Among formalisms unifying and classifying various combinatorial problems the *Constraint Satisfaction Problem* (or CSP) is one of the most successful ones. In this problem, we are given a set of variables and a collection of restrictions— constraints—on the allowed combinations of values of the variables; the goal is to find an assignment to the variables so that all constraints are satisfied. Usually constraints are imposed on small sets of variables; thus, the CSP formalizes the idea of finding a global solution bound by local restrictions. The Sudoku puzzle gives a popular toy example of CSP. We need to assign values—numbers from 1 to 9—to variables—entries of the puzzle so that the values of variables in a row, column, or 3 × 3 block are different. Another toy example whose CSP encoding is less obvious is the 8-Queen problem: place eight queens on a 8 × 8 chessboard so that they do not hit each other.^{15} To represent it as a CSP we consider the columns {*a, b, c, d, e, f, g, h*} (see Figure 1) as variables that can be assigned values from the set of rows, and the assigned value shows the position of a queen in this column.
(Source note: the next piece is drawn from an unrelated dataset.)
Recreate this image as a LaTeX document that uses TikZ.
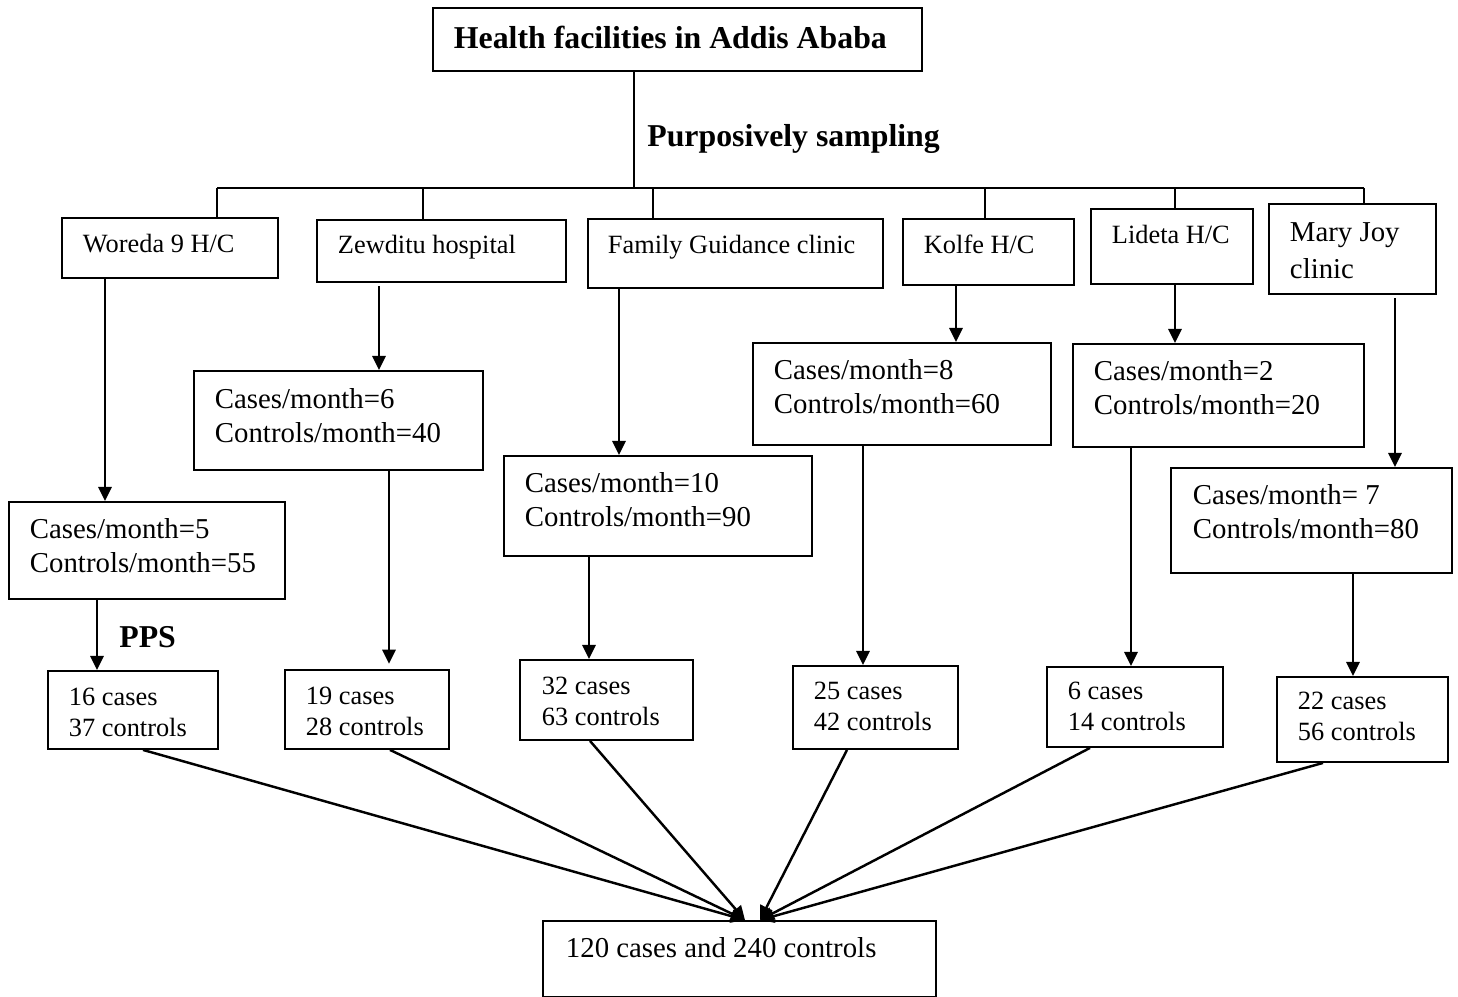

Many combinatorial problems readily fall into this framework. For example, in the Graph 3-Coloring problem, the vertices of a given graph are variables to receive one of the three colors, and assignments are constrained by the requirement that adjacent vertices receive different colors. Thus, this problem is a CSP. The list of examples can be extended by other combinatorial problems like Satisfiability, problems in scheduling, temporal and spatial reasoning, and many others.

CSPs have been studied from both practical and theoretical perspectives. On the practical side, the expressive power of the CSP allows to model a wide range of real-world problems from planning^{24} and scheduling,^{35} frequency assignment problems,^{17} to image processing,^{32} to programming language analysis,^{33} to natural language understanding.^{1} A number of commercial and freeware solvers exist capable of solving a wide range of CSPs of nearly industrial scale, and methods of solving constraint problems are developing rapidly.^{15} On the theoretical side, researchers focus on several directions such as the complexity of CSPs problems, efficient algorithms for CSPs, where such algorithms exist, and connections of CSPs with other combinatorial problems.^{3, 8, 10, 13, 18, 21, 22, 26, 31, 34}

The ‘pure’ CSP described above is sometimes not enough to model practical problems, as some constraints that have to be satisfied are not ‘local’ in the sense that they cannot be viewed as applied to only a limited number of variables. Constraints of this type are called *global.* Global constraints are very diverse; the current Global Constraint Catalog (see http://www.emn.fr/x-info/sdemasse/gccat/) lists 313 types of such constraints. In this paper we focus on *global cardinality constraints.*^{6, 14}

Some of the global constraints such as the surjectivity of a solution, that is, the requirement that all variables take distinct values (cf. the Sudoku puzzle), allow simulation by local constraints. Surjectivity can be enforced by requiring that every two variables receive distinct values. However, sometimes it is not possible. In this paper we focus on one type of such ‘truly’ global constraints, *cardinality constraints*, that impose restrictions on the number of variables assigned certain values, see Figure 2. For instance, in the 3-Coloring problem, a cardinality constraint may require that at least half of the vertices of the graph are colored red.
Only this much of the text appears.